## EXERCISE DESCRIPTION
Copy each line of the entries that contains the word "this".

## SUPPLIED RECORDS
--

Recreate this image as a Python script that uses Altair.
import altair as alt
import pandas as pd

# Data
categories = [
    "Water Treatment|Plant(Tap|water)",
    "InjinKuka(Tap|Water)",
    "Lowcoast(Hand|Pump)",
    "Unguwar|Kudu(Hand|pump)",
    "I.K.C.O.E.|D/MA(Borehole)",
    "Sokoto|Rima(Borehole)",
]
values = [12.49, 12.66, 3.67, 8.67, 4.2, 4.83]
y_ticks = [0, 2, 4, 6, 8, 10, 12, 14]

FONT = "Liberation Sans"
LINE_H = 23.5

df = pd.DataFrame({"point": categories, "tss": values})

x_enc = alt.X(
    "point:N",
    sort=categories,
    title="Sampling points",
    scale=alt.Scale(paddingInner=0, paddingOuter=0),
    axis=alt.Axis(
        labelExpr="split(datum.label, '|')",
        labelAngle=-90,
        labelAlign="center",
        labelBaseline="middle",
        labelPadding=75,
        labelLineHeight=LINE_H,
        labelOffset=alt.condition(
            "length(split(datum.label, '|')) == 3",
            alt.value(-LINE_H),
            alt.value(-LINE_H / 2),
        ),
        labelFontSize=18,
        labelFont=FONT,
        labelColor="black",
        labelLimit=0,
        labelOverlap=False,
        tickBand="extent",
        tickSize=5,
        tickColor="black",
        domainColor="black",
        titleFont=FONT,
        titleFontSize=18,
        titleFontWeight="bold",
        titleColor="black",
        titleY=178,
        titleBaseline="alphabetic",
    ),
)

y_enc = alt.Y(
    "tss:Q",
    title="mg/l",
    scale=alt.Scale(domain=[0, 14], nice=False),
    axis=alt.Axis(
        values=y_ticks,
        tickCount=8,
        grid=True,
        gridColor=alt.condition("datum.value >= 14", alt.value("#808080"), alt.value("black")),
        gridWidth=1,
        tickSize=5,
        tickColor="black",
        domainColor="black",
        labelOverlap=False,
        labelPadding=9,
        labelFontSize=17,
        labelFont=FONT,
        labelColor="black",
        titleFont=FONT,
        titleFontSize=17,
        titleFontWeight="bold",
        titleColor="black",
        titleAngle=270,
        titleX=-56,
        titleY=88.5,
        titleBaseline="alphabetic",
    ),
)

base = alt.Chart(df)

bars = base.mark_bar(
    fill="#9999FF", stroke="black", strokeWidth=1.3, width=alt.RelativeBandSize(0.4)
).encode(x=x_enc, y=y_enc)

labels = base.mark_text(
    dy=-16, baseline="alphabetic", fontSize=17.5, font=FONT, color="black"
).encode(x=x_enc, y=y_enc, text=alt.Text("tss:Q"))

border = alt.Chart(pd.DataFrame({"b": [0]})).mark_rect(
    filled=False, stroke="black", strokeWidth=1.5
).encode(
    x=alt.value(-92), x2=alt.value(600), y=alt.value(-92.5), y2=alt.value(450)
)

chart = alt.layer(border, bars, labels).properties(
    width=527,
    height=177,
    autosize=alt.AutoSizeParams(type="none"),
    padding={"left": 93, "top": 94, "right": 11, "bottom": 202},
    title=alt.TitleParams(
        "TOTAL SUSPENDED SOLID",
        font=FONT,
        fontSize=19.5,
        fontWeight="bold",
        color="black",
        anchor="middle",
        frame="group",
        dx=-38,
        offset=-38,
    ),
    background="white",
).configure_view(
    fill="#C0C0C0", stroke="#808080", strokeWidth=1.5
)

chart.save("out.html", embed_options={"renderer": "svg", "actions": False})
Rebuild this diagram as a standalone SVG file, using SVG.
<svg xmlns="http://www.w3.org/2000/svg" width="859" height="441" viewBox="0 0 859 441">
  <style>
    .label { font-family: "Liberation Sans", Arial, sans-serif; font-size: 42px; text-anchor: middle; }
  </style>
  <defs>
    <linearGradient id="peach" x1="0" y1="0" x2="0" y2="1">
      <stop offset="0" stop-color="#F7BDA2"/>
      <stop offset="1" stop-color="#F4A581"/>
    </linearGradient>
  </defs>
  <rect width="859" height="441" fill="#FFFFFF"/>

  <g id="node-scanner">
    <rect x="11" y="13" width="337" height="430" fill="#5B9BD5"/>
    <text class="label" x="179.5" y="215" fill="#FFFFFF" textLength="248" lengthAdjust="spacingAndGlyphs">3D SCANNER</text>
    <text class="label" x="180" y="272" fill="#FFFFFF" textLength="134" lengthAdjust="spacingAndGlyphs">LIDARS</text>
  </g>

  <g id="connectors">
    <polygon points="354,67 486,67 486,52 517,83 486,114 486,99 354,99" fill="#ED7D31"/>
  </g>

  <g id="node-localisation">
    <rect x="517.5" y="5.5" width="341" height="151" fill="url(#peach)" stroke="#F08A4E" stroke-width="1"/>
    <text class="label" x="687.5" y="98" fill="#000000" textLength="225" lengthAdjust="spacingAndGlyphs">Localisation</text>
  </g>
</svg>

--

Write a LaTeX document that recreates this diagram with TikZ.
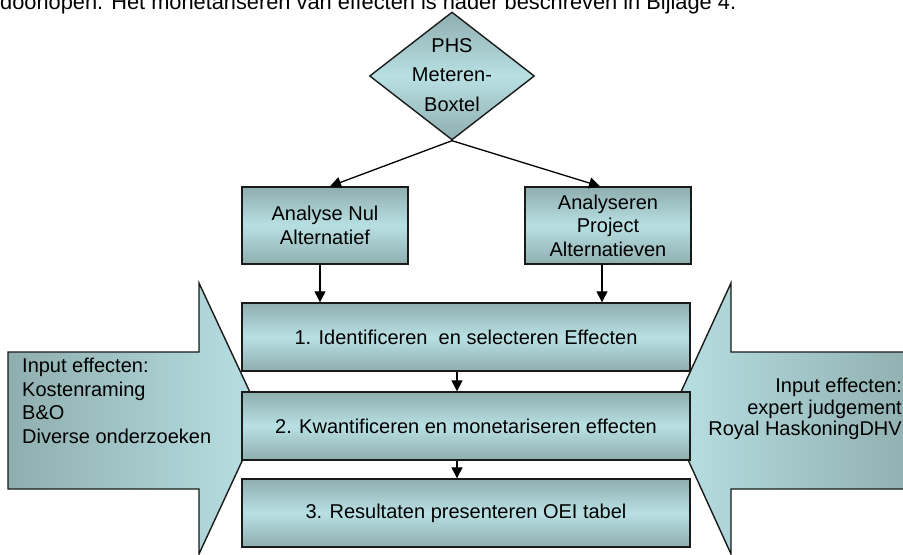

--

## FINAL RESULT
Recreate this image as a Python script that uses Altair.
Rebuild this diagram as a standalone SVG file, using SVG.
Write a LaTeX document that recreates this diagram with TikZ.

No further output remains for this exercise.